Skopje, 18 December 2024
On 17 December 2024, the National Bank’s Executive Board held a regular meeting on the monetary policy setup and discussed the latest data and information on the global and domestic economy, as well as the latest developments on the international and domestic financial markets in the context of the monetary policy setup.
The Committee assessed that the latest conditions in the economy enable further gradual normalization of the monetary policy setup. As a result, the Committee decided to reduce the interest rate on CB bills by 0.25 percentage points, to the level of 5.55%. At the meeting, the Board also decided to reduce the deposit facility interest rates, by 0.25 percentage points, whereby the interest rates on overnight and 7-day deposit facilities will equal 3.95% and 4%, respectively. The supply of CB bills at the regular auction remains unchanged and amounts to Denar 10 billion.
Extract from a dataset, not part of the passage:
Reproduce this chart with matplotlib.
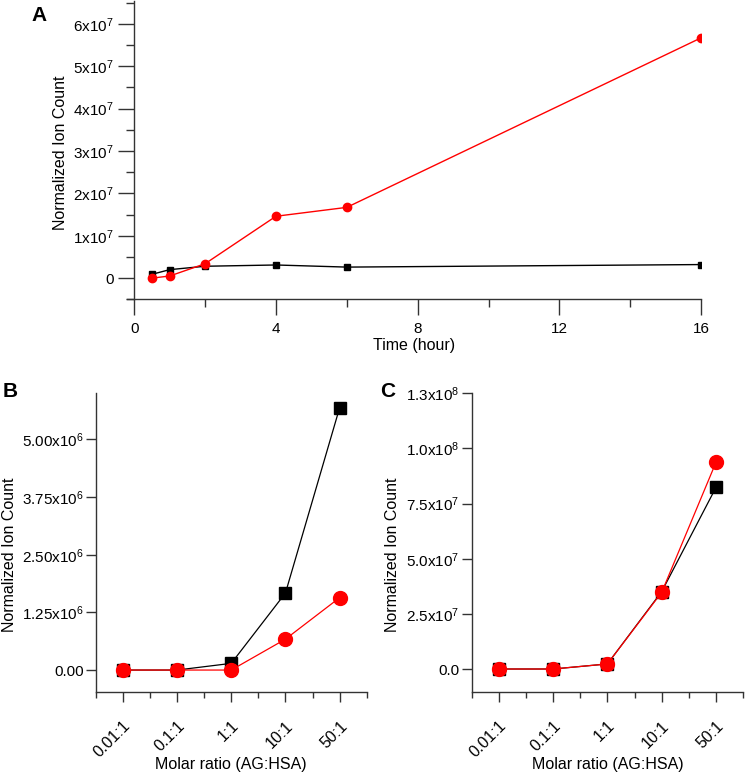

This change in the interest rates means that the vigilant approach in the monetary policy conduct remains, which is conditioned by enduring external risks, as well as domestic factors that affect the aggregate demand. The level of interest rates, together with the changes in reserve requirement and macro prudential measures taken, are expected to contribute towards price stability in the medium run and stability of the denar exchange rate against euro.
The monetary policy decision is based on the inflation forecast, which moves within the expectations, as well as on the continuous favorable developments on the foreign exchange market. The annual inflation rate accelerated in November as expected and equaled 4.3% (3.5% in October), because of the food prices. This is largely explained by the lower comparison base compared to the same period last year, due to the measures taken then in order to limit the price growth temporarily. At the same time, core inflation is slowing down on an annual basis, registering as well further price drop in the energy component. The effects of the comparison base will have a prolonged impact on food prices, i.e. by the end of the year, the annual inflation rate is expected to remain close to last month's level. Despite such movements, on average for the entire 2024, the inflation is expected to be 3.5%, i.e. within the projected rate, according to the October forecasting round The EC's surveys of consumers' expectations show that the expectations for price reduction in the next period prevail. Regarding the stock market prices of primary products, according to the latest forecasts they have been revised downwards, in line with reduced global demand.
The foreign exchange market is stable and the movements are favorable. The level of foreign reserves at the end of November equaled Euro 4,920 million, which is an appropriate level for maintaining the stability of the domestic currency exchange rate. In line with the favorable developments on the foreign exchange market, the National Bank has intervened by purchasing foreign currency since the beginning of the year, which contributed to improved performance in the foreign reserves than expected. Regarding the latest available external sector data, the trade deficit in October 2024 is currently lower compared to the expectations for the fourth quarter in the October forecasting round. The performance on the currency exchange market as of the end of November matches the projected net inflows based on private transfers. In the third quarter of 2024, the balance of payments’ current account surplus is almost at the level of the one in the October forecast, given registered net financial outflows as expected.
Regarding the European Central Bank (ECB) policy, as a factor that the National Bank has taken into account, at the latest meeting in December, for the fourth time this year, decision on reducing the interest rate by 0.25 percentage points was adopted.
The economic growth in the third quarter of 2024 accelerated moderately and reached 3%, which is close to the National Bank forecasts. The growth registered in the first three quarters of the year equaled 2.6%, which slightly exceeded the expectations, amid upward data revisions for the first half of the year. Regarding the risks to the growth in the next period, they are still present and are primarily related to the developments in the external environment, as well as to both intensity and dynamics of realization of domestic infrastructure projects.
In the monetary sector, the deposits and credits register solid growth rates, with the developments so far being better than expected for the last quarter of the year.
Generally, the latest developments in the key macroeconomic indicators, as well as the perceptions in relation to their future path, created a room for further normalization of the monetary policy. The external environment risks are still present, with the risks arising from domestic factors being vigilantly monitored, since they can affect the demand and the prices in the following period. Therefore, the conduct of prudent macroeconomic policies will remain priority in the future, as well. The National Bank remains prepared to use all the necessary instruments and to take appropriate measures that will contribute to maintenance of the stability of the exchange rate and the medium-term price stability.